L’analyse des clauses contractuelles mérite également une attention particulière. Les engagements de niveau de service (SLA), la répartition des responsabilités en cas de défaillance et les conditions de conservation des preuves doivent être clairement définis. La durée de conservation proposée doit correspondre aux obligations légales applicables à votre secteur d’activité.

Enfin, la sécurisation technique ne suffit pas si les équipes internes ne maîtrisent pas les bonnes pratiques. La formation des collaborateurs aux enjeux de la preuve numérique constitue un investissement rentable pour éviter les erreurs de manipulation qui pourraient compromettre la valeur juridique des documents.

Anticiper la recevabilité de la preuve électronique

Une preuve numérique recevable ne se décrète pas au moment du litige : elle se construit méthodiquement, dès la création du document. Identification de l’émetteur, intégrité garantie, horodatage certifié, archivage conforme : chaque maillon de la chaîne contribue à la solidité juridique de l’ensemble.

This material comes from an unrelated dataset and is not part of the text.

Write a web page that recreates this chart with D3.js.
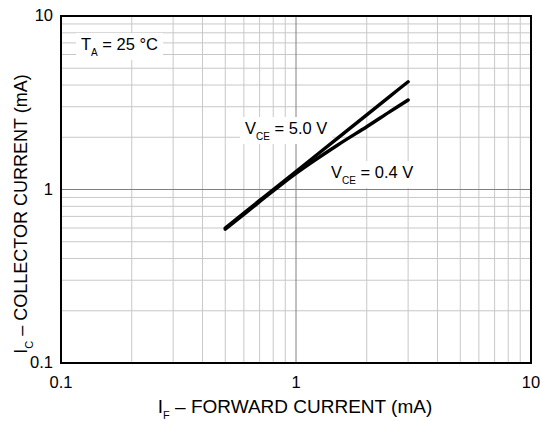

Le cadre réglementaire existe. Les outils techniques aussi. Reste à mettre en place les bons processus et à s’entourer de partenaires qualifiés. Des solutions comme Evidency permettent aux entreprises de sécuriser leurs preuves numériques dans le respect des exigences légales françaises et européennes.

Sources

[1] Règlement (UE) N°910/2014 du 23 juillet 2014 sur l’identification électronique et les services de confiance pour les transactions électroniques au sein du marché intérieur (eIDAS) – Mis à jour par Règlement (UE) N°2024/1183 du 11 avril 2024 modifiant le règlement (UE) n° 910/2014 en ce qui concerne l’établissement du cadre européen relatif à une identité numérique (eIDAS 2)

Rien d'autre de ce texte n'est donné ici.